On Sun, 23 Sep 2007, Mike Galbraith wrote:

> On Sat, 2007-09-22 at 12:01 +0200, Mike Galbraith wrote:
>> On Fri, 2007-09-21 at 20:27 -0700, Tong Li wrote:
>>> Mike,
>>>
>>> Could you try this patch to see if it solves the latency problem?
>>
>> No, but it helps some when running two un-pinned busy loops, one at nice
>> 0, and the other at nice 19.  Yesterday I hit latencies of up to 1.2
>> _seconds_ doing this, and logging sched_debug and /proc/`pidof
>> Xorg`/sched from SCHED_RR shells.
>
> Looking at a log (snippet attached) from this morning with the last hunk
> of your patch still intact, it looks like min_vruntime is being modified
> after a task is queued.  If you look at the snippet, you'll see the nice
> 19 bash busy loop on CPU1 with a vruntime of 3010385.345325, and one
> second later on CPU1 with it's vruntime at 2814952.425082, but
> min_vruntime is 3061874.838356.

I think this could be what was happening: between the two seconds, CPU 0 
becomes idle and it pulls the nice 19 task over via pull_task(), which 
calls set_task_cpu(), which changes the task's vruntime to the current 
min_vruntime of CPU 0 (in my patch).

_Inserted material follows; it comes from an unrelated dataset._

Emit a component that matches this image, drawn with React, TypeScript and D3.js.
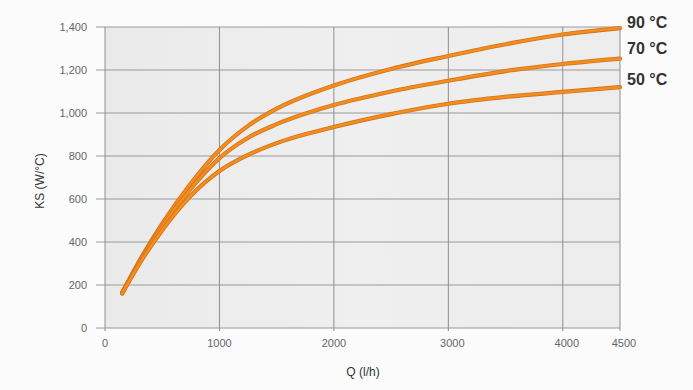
import React from "react";
import * as d3 from "d3";

const flowQ = [150, 300, 500, 750, 1000, 1250, 1500, 2000, 2500, 3000, 3500, 4000, 4500];
const ks90 = [165, 312, 485, 672, 828, 940, 1020, 1128, 1205, 1265, 1320, 1365, 1395];
const ks70 = [163, 306, 472, 648, 790, 885, 948, 1037, 1100, 1150, 1195, 1228, 1253];
const ks50 = [160, 298, 455, 615, 730, 805, 860, 935, 995, 1043, 1075, 1098, 1120];
const seriesLabels = ["90 °C", "70 °C", "50 °C"];
const xTicks = [0, 1000, 2000, 3000, 4000, 4500];
const yTicks = [0, 200, 400, 600, 800, 1000, 1200, 1400];

const W = 693;
const H = 390;

export default function App() {
  const x = d3.scaleLinear().domain([0, 4500]).range([105, 620]);
  const y = d3.scaleLinear().domain([0, 1400]).range([328, 27]);
  const line = d3
    .line<number>()
    .x((_, i) => x(flowQ[i]))
    .y((d) => y(d))
    .curve(d3.curveMonotoneX);
  const series = [ks90, ks70, ks50];
  const fmt = d3.format(",");
  const labelOffsets = [6, 10, 8];

  return (
    <svg
      width={W}
      height={H}
      style={{ position: "absolute", left: 0, top: 0, background: "#fbfbfb" }}
      fontFamily="'Liberation Sans', Arial, sans-serif"
    >
      <defs>
        <linearGradient id="bg" x1="0" x2="1" y1="0" y2="0">
          <stop offset="0" stopColor="#eaeaea" />
          <stop offset="0.5" stopColor="#efefef" />
          <stop offset="1" stopColor="#ececec" />
        </linearGradient>
      </defs>
      <rect
        x={x(0)}
        y={y(1400)}
        width={x(4500) - x(0)}
        height={y(0) - y(1400)}
        fill="url(#bg)"
      />
      {yTicks.map((t) => (
        <g key={"y" + t}>
          <line x1={x(0) - 9} x2={x(4500)} y1={y(t)} y2={y(t)} stroke="#9a9a9a" strokeWidth={1} />
          <text
            x={87}
            y={y(t)}
            dy="0.35em"
            textAnchor="end"
            fontSize={11}
            fill="#666"
          >
            {fmt(t)}
          </text>
        </g>
      ))}
      {xTicks.map((t) => (
        <g key={"x" + t}>
          <line x1={x(t)} x2={x(t)} y1={y(1400)} y2={y(0) + 3} stroke="#8f8f8f" strokeWidth={1} />
          <text x={x(t) + (t >= 3000 ? 4 : 0)} y={343} dy="0.35em" textAnchor="middle" fontSize={11} fill="#666">
            {t}
          </text>
        </g>
      ))}
      {series.map((s, i) => (
        <g key={"s" + i}>
          <path d={line(s) || ""} fill="none" stroke="#cf741c" strokeWidth={4.2} strokeLinecap="round" />
          <path d={line(s) || ""} fill="none" stroke="#f58c1c" strokeWidth={2.6} strokeLinecap="round" />
        </g>
      ))}
      {series.map((s, i) => (
        <text
          key={"l" + i}
          x={627}
          y={y(s[s.length - 1]) - labelOffsets[i]}
          dy="0.35em"
          fontSize={16}
          fontWeight="bold"
          fill="#333"
        >
          {seriesLabels[i]}
        </text>
      ))}
      <text x={363} y={372} dy="0.35em" textAnchor="middle" fontSize={12} fill="#333">
        Q (l/h)
      </text>
      <text
        transform={`translate(40,181) rotate(-90)`}
        dy="0.35em"
        textAnchor="middle"
        fontSize={12}
        fill="#333"
      >
        KS (W/°C)
      </text>
    </svg>
  );
}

Then, after set_task_cpu(), CPU 0 
calls activate_task(), which calls enqueue_task() and in turn 
update_curr(). Now, nr_running on CPU 0 is 0, so sync_vruntime() gets 
called and CPU 0's min_vruntime gets synced to the system max. Thus, the 
nice 19 task now has a vruntime less than CPU 0's min_vruntime. I think 
this can be fixed by adding the following code in set_task_cpu() before we 
adjust p->vruntime:

if (!new_rq->cfs.nr_running)
 	sync_vruntime(new_rq);

> static void sync_vruntime(struct cfs_rq *cfs_rq)
> {
> 	struct rq *rq;
> -	int cpu;
> +	int cpu, wrote = 0;
>
> 	for_each_online_cpu(cpu) {
> 		rq = &per_cpu(runqueues, cpu);
> +		if (spin_is_locked(&rq->lock))
> +			continue;
> +		smp_wmb();
> 		cfs_rq->min_vruntime = max_vruntime(cfs_rq->min_vruntime,
> 				rq->cfs.min_vruntime);
> +		wrote++;
> 	}
> -	schedstat_inc(cfs_rq, nr_sync_min_vruntime);
> +	if (wrote)
> +		schedstat_inc(cfs_rq, nr_sync_min_vruntime);
> }

I think this rq->lock check works because it prevents the above scenario 
(CPU 0 is in pull_task so it must hold the rq lock). But my concern is 
that it may be too conservative, since sync_vruntime is called by 
update_curr, which mostly gets called in enqueue_task() and 
dequeue_task(), both of which are often invoked with the rq lock being 
held. Thus, if we don't allow sync_vruntime when rq lock is held, the sync 
will occur much less frequently and thus weaken cross-CPU fairness.